Economists are not like normal people. We need to be a bit odd in order to see the world a bit differently, and this is ensured both through the usual self-selection mechanisms (odd people choose to become economists) and rigorous training (odd academics teach odd students). The serious point here is that the discipline does involve a lot of analysis and judgement, as far as possible on an objective basis and normally using numbers or other data. Of course, economists still like to pretend that we are real people (even if we’re not). And we still fall prey to the same kind of biased inference as everyone else.
So, to start with, I should apologise. This column is likely to be one of the least economist-y I’ve written, because it does not stem from objectively analysing data. Instead, it is based on the limited sample of repeated annoying experiences among my friends and colleagues. Despite this, it is all the same leading me to challenge my belief in the power of economic markets.
Like millions of others, most days I commute into London on the train. When the company currently running my franchise was appointed, I was pretty happy. Having endured seriously poor performance under the previous lot, the new bunch seemed to make a good start, with delays falling noticeably and a new lick of paint sprucing up the trains and stations.
That now seems like a long time ago. Since the summer, my rail service has been appalling. There have been delays for no discernable reason. Trains have broken down once I’ve already been on them. And half-hour delays are now more common than getting in on time. Worse, it seems that I am not alone in this experience; friends using London Bridge station, in particular, say that it has frequently descended into chaos ever since they cleverly decided to shut down three platforms but still try to run most trains.
Clearly, these observations do not make for the normal high-quality analysis that I aim to deliver (well, sometimes). So, still being an economist underneath all the rage, I tried to conduct a little bit of analysis.
First, I looked at some investment data. While they don’t typically fix the line, private companies are in charge of buying and maintaining the rolling stock that we all use. In fact, the trains are owned by rolling stock leasing companies (ROSCOs), which then lease them on to the operating companies. Ideally, I wanted to get a sense of whether private investment in these trains had picked up over time – one of the promised fruits of privatisation. My suspicion, based on my experience, was that it hadn’t.
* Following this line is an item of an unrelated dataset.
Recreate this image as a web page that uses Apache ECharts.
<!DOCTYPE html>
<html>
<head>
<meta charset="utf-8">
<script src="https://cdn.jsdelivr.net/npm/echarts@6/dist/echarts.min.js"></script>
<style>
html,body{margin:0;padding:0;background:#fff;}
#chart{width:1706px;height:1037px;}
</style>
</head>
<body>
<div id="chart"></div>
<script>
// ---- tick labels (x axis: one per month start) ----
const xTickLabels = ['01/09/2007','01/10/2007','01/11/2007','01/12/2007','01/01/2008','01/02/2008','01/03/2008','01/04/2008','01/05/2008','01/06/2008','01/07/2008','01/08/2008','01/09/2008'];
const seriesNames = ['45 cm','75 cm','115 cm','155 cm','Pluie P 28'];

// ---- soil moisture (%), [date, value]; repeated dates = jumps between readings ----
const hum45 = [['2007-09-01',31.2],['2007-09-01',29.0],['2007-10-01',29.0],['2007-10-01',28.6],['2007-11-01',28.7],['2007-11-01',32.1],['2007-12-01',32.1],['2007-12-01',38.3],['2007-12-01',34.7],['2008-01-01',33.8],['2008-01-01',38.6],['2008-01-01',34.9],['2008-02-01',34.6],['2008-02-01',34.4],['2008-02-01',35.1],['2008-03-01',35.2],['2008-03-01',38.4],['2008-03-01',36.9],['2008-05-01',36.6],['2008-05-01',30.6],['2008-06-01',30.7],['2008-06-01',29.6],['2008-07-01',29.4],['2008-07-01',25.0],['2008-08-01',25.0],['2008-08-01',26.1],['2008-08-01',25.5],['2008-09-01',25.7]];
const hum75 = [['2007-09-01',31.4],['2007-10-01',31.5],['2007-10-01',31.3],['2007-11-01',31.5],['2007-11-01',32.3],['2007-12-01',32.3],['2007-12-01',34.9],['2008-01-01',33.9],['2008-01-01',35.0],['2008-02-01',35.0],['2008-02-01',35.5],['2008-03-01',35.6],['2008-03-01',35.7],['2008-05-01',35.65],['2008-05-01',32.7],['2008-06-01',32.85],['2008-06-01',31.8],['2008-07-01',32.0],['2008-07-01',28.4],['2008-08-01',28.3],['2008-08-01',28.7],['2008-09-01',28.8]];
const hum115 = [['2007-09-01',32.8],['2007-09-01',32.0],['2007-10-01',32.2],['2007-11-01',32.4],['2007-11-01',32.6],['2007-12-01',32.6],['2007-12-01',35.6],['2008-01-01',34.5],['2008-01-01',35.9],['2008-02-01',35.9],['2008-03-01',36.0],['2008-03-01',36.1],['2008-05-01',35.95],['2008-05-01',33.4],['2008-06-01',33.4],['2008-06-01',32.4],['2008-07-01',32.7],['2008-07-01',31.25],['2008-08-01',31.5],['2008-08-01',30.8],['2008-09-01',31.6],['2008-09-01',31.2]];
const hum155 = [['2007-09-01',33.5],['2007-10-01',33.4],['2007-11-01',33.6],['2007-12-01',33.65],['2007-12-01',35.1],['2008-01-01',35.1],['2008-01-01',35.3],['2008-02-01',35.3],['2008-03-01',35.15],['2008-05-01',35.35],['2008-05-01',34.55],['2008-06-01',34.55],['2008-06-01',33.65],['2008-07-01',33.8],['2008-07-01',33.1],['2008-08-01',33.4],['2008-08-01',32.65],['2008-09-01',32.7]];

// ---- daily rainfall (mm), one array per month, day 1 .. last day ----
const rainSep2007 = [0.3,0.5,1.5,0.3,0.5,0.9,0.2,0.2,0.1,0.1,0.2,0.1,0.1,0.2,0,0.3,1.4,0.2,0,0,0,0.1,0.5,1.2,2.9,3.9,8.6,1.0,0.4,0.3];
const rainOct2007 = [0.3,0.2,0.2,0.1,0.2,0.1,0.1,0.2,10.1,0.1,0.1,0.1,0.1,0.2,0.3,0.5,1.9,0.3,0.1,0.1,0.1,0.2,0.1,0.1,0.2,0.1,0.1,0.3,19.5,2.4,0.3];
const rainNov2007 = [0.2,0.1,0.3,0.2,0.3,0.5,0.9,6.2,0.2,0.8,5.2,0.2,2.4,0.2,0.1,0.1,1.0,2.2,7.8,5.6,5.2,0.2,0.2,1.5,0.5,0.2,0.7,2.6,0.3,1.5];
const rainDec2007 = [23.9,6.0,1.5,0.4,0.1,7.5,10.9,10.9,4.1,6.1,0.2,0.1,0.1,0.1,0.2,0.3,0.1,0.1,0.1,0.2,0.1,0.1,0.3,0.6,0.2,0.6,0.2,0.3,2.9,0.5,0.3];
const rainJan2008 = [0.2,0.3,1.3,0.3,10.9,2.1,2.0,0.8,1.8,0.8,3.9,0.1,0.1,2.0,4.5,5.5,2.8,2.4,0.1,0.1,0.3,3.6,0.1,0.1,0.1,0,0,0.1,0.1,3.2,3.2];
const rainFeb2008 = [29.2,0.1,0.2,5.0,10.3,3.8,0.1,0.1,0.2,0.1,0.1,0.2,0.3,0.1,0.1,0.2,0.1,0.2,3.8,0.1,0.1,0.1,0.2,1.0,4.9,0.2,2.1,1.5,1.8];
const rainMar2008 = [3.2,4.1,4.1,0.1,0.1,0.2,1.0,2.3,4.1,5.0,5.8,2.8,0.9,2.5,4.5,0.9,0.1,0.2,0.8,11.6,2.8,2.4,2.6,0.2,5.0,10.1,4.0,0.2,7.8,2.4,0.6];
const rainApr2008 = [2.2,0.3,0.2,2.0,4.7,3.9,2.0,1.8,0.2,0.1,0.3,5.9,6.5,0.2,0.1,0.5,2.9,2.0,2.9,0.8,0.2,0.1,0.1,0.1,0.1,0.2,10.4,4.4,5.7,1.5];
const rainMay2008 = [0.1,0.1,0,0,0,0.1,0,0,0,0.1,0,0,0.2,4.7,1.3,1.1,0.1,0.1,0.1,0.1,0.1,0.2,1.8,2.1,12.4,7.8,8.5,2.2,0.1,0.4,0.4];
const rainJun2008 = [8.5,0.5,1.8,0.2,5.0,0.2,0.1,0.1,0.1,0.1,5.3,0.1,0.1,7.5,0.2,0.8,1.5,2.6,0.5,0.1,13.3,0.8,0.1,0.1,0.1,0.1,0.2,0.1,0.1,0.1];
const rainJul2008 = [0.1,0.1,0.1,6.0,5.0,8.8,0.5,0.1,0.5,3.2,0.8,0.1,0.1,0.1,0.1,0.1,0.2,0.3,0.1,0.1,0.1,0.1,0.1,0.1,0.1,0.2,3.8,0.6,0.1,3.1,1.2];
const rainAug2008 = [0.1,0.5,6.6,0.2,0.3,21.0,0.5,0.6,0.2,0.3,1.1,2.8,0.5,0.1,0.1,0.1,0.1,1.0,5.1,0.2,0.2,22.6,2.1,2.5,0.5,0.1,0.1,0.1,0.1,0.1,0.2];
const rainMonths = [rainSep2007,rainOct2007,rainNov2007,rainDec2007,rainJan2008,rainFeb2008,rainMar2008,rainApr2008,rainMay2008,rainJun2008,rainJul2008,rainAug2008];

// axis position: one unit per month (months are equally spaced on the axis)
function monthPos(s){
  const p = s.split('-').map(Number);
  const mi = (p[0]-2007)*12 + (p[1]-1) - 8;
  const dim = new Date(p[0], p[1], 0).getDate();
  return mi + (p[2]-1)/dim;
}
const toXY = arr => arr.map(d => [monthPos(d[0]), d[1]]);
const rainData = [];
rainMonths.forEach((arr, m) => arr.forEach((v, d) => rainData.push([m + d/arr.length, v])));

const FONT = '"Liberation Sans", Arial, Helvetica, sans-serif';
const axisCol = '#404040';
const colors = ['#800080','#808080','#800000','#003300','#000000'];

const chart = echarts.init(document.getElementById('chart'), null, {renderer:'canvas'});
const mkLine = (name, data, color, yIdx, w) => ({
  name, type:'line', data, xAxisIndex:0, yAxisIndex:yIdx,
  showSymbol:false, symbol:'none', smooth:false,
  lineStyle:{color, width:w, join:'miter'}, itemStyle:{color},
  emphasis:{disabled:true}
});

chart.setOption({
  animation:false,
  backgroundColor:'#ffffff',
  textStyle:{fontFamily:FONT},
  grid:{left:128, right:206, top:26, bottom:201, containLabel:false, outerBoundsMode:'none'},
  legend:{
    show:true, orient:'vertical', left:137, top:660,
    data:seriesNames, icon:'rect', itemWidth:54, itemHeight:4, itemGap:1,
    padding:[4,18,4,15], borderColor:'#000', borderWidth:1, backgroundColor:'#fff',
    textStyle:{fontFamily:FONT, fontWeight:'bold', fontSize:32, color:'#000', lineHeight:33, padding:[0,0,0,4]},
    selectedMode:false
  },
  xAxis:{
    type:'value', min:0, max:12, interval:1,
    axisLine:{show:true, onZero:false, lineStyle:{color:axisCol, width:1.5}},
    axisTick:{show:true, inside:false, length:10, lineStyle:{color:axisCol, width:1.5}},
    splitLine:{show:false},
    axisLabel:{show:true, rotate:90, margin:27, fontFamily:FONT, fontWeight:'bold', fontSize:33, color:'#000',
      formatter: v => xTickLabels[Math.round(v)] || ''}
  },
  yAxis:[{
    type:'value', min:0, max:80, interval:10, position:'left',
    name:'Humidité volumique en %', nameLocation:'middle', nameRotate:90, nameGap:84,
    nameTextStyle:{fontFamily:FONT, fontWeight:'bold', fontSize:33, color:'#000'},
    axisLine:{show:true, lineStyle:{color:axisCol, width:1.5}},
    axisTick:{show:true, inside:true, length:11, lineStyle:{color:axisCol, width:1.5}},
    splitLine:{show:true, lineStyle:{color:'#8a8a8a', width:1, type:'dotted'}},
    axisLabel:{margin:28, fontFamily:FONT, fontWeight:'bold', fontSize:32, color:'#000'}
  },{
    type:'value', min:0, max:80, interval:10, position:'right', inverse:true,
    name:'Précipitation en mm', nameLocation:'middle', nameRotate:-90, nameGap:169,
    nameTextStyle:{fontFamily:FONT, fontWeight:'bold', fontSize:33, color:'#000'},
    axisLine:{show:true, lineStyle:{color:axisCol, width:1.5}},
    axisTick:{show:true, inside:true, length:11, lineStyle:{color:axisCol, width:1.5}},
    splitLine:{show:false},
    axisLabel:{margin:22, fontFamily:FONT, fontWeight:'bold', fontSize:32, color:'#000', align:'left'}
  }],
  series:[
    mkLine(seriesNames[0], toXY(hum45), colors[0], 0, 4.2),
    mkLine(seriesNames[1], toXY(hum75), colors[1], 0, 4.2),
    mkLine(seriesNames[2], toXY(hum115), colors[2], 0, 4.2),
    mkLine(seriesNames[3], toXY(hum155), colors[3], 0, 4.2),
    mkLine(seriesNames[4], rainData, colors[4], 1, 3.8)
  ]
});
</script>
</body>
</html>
Sadly the ONS doesn’t publish ROSCO investment data, but I did dig out some data on private sector investment in transport and storage. This is clearly not just ROSCOs – lots of other things are in there too – but the trend is not encouraging. After accounting for 1.2% of GDP at the start of 1997, in the latest data this private investment accounted for under 0.7% of national income. That gap doesn’t sound like much because the absolute amount of investment is very small, relative to the big GDP number. But a relative halving of investment is not a good thing in terms of maintaining a capital stock, let alone improving it. If ROSCOs have followed this trend, it is no wonder trains keep breaking down.
Second, I decided to record my travelling experience over 50 days to get a sense of the implied probability of train problems. If I experienced 5 delays over 50 days, that would tell me something about the average likelihood of problems. I started with grand plans to differentiate between types of delay, but this got depressingly like hard work. So, instead, I opted for a simple binary approach – 1 for a day where I got to and from work with no overground delays (I’m ignoring the tube here), and 0 otherwise.
Unfortunately, this didn’t work very well either. Because, in my 50 days experiment, I literally had a delay every single day. There was no day where I managed to travel into work and back home on time (to be precise, within 1 minute of the schedule).
Just to emphasise the bonkers nature of this, I crunched some more numbers. Assuming each day’s travel is independent – which isn’t as daft as it first sounds – then in order for me to have about a 50/50 chance of experiencing a delay each and every day over 50 days, the probability of a problem on any individual day needs to be more than 98.5%.
I don’t know about you, but I don’t think that’s a great delivery of service. If this keeps going on much longer, I may seriously start to doubt the market’s ability to deliver what customers want. And not because of obvious externalities or silly mistakes, which happen all the time. But because the infrastructure of private regulated markets may simply be a million miles away from what we need to allocate resources effectively.